Détection de la plus grande molécule jamais découverte dans un disque où se forment des planètes
Selon une nouvelle étude, des chercheurs ont détecté pour la première fois la molécule organique diméthyléther (CH₃OCH₃) dans un disque de formation de planètes (disque protoplanétaire).
Image d’entête : du méthoxyméthane repéré dans le disque autour de l’étoile IRS 48. (ESO)
Le diméthyléther est couramment observé dans les nuages de formation d’étoiles, mais n’a jamais été trouvé dans les disques protoplanétaires, un disque rotatif de gaz, de poussière et de glace qui se développe autour d’une étoile fraîchement formée, d’où peuvent surgir des planètes. Avec neuf atomes, il s’agit de la plus grande molécule organique complexe (COM pour complex organic molecule) identifiée à ce jour dans un tel disque.
Les COM sont un élément constitutif des plus grandes molécules organiques, comme les acides aminés et les sucres, qui sont importantes pour l’émergence de la vie. Leur étude dans les disques de formation de planètes permet de mieux comprendre comment elles sont incorporées dans les planètes, y compris la nôtre.
Selon l’auteur principal de l’étude, Nashanty Brunken, étudiant en master à l’Observatoire de l’Université de Leyde, aux Pays-Bas :
Grâce à ces résultats, nous pouvons en apprendre davantage sur l’origine de la vie sur notre planète et donc avoir une meilleure idée du potentiel de vie dans d’autres systèmes planétaires. Il est très excitant de voir comment ces découvertes s’intègrent dans le contexte général.
Le diméthyléther a été découvert dans le disque entourant la jeune étoile IRS 48 (également connue sous le nom de Oph-IRS 48), à l’aide de l’Atacama Large Millimetre/submillimetre Array (ALMA) au Chili, le plus grand radiotélescope du monde.
Cette vue panoramique du plateau de Chajnantor, qui s’étend sur environ 180 degrés du nord (à gauche) au sud (à droite), montre les antennes du grand réseau millimétrique/submillimétrique d’Atacama (ALMA) réparties dans ce paysage surnaturel. (ESO)
A 444 années-lumière dans la constellation d’Ophiuchus, l’étoile a été étudiée parce que son disque contient une région asymétrique en forme de noix de cajou, appelée « piège à poussière ». Située dans la partie sud du disque, il s’agit d’une région où un grand nombre de particules de poussière de taille millimétrique s’agglutinent et se transforment en objets de taille kilométrique tels que des comètes, des astéroïdes et peut-être même des planètes. C’est également un réservoir de grains de poussière recouverts de glace riche en molécules organiques complexes.
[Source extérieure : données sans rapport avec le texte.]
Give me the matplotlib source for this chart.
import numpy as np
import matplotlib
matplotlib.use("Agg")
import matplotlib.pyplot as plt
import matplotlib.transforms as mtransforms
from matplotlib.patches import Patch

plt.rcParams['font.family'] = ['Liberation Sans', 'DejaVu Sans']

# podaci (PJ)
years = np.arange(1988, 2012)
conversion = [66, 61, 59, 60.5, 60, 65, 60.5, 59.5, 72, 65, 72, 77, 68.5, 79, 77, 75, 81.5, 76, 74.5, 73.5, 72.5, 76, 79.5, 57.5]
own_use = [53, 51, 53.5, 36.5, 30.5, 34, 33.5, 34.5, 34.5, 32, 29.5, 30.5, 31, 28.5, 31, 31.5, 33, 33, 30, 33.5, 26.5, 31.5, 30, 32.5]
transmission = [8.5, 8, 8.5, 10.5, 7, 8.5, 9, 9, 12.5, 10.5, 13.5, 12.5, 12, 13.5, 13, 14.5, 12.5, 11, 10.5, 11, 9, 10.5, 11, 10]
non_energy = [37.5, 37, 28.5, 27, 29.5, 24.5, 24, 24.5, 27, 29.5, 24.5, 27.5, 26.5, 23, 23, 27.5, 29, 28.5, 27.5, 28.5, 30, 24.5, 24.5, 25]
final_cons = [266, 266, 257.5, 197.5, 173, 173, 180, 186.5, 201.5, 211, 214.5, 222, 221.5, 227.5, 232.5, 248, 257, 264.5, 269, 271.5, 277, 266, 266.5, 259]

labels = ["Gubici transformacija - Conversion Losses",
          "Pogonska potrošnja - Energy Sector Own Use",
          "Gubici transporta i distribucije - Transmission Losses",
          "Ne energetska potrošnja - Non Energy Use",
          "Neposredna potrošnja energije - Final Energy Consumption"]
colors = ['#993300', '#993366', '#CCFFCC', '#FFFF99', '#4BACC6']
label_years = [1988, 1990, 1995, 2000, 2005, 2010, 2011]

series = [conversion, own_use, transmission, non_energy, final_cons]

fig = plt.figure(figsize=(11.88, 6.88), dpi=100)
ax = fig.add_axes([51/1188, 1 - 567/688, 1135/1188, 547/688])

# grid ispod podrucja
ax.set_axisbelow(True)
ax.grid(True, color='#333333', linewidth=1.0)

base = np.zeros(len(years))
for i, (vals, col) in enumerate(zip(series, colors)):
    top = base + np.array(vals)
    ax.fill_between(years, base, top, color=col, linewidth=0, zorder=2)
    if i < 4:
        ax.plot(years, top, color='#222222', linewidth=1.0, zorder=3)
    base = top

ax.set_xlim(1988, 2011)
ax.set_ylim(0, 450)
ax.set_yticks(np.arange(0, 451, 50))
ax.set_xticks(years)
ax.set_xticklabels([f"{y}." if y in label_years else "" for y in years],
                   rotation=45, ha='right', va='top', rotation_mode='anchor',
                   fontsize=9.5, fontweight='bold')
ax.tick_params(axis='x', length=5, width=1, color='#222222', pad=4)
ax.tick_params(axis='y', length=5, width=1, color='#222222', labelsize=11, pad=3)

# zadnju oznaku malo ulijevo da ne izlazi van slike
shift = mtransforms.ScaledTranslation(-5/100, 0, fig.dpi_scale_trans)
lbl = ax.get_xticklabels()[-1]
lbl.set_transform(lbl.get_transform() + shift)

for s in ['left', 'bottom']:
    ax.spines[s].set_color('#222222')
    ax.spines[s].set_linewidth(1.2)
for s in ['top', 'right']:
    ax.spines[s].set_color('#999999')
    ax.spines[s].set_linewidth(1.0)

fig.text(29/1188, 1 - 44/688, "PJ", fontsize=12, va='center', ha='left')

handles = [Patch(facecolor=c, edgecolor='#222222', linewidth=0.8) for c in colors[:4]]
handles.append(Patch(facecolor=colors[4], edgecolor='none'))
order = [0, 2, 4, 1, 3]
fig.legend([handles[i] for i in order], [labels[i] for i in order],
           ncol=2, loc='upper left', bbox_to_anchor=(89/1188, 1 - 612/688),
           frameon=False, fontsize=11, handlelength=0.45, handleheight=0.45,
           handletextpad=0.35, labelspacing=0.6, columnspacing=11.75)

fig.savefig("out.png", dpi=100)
Image annotée du piège à poussière, fabrique de comètes située autour de Oph-IRS 48- acquise par ALMA. (ESO)
Les COM sont piégées dans la glace, car elles se forment dans les environnements extrêmement froids des nuages de formation d’étoiles (avant la naissance des étoiles elles-mêmes), où des atomes et des molécules simples comme le monoxyde de carbone se collent aux particules de poussière. Là, ils forment une couche glacée dans laquelle subissent des réactions chimiques pour produire des molécules plus complexes.
Selon la coauteure, Alice Booth, chercheuse à l’université de Leyde :
C’est vraiment passionnant de détecter enfin ces plus grosses molécules dans les disques. Pendant un certain temps, nous avons pensé qu’il ne serait peut-être pas possible de les observer.
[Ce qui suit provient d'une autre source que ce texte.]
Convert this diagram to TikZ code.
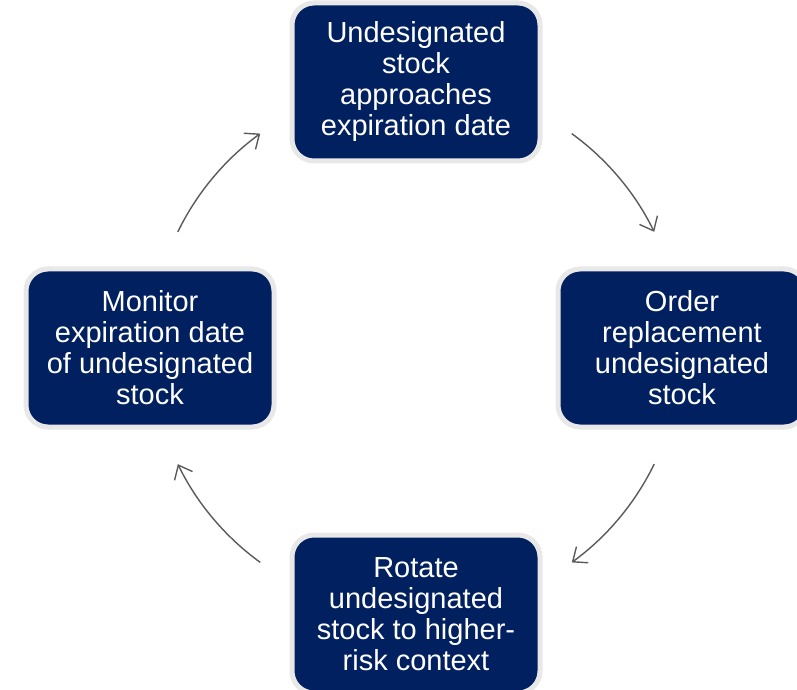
\documentclass[tikz,border=0pt]{standalone}
\usepackage{fontspec}
\setmainfont{Liberation Sans}
\usetikzlibrary{arrows.meta}

\definecolor{navy}{RGB}{0,32,96}
\definecolor{rim}{RGB}{232,232,232}
\definecolor{arrowgray}{RGB}{90,90,90}

\begin{document}
\begin{tikzpicture}[x=1pt,y=1pt,
  stagebox/.style={draw=rim, line width=5pt, fill=navy, rounded corners=22pt,
    minimum width=248pt, minimum height=158pt, align=center, text=white,
    font=\fontsize{29}{31}\selectfont, inner sep=0pt},
  cyclearrow/.style={draw=arrowgray, line width=1.4pt,
    -{Straight Barb[length=12pt,width=20pt]}}]

\useasboundingbox (0,0) rectangle (797,689);
%\draw (0,0) rectangle (797,689);

\coordinate (hub) at (416,341);

\node[stagebox] (expiry)  at (416,607) {Undesignated\\stock\\approaches\\expiration date};
\node[stagebox] (reorder) at (682,341) {Order\\replacement\\undesignated\\stock};
\node[stagebox] (rotate)  at (416,75)  {Rotate\\undesignated\\stock to higher-\\risk context};
\node[stagebox] (monitor) at (150,341) {Monitor\\expiration date\\of undesignated\\stock};

% arcs round the hub, clockwise
 \foreach \a/\n in {54/a,-26/b,234/c,154/d}{%
    \coordinate (tail\n) at ([shift={(\a:265)}]hub);
    \draw[cyclearrow] (tail\n) arc[start angle=\a, delta angle=-28, radius=265];
  }

%\draw[red] (hub) circle (265);

\end{tikzpicture}
\end{document}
En effet, les molécules piégées ne deviennent détectables que lorsque le réchauffement de l’IRS 48 fait passer la glace de l’état solide à l’état gazeux, ce qui les libère.
Selon Booth :
Ce qui rend cela encore plus excitant, c’est que nous savons maintenant que ces molécules complexes plus grandes sont disponibles pour alimenter les planètes en formation dans le disque. Cela n’était pas connu auparavant, car dans la plupart des systèmes, ces molécules sont cachées dans la glace.
La découverte de l’éther diméthylique suggère que d’autres COM communément détectées dans les régions de formation d’étoiles peuvent également se cacher sans être détectées dans la glace des disques de formation de planètes.
SelonNienke van der Marel, professeur adjoint à l’Observatoire de Leyde :
Nous sommes incroyablement heureux de pouvoir commencer à suivre l’ensemble du parcours de ces molécules complexes, des nuages qui forment les étoiles, aux disques de formation de planètes et aux comètes. Avec de nouvelles observations, nous espérons pouvoir nous rapprocher de la compréhension de l’origine des molécules prébiotiques dans notre propre système solaire.
L’étude publiée dans la revue Astronomy & Astrophysics : A major asymmetric ice trap in a planet-forming disk et présentée sur le site de l’Observatoire Européen Austral : Des astronomes découvrent la plus grande molécule jamais découverte dans un disque de formation de planètes.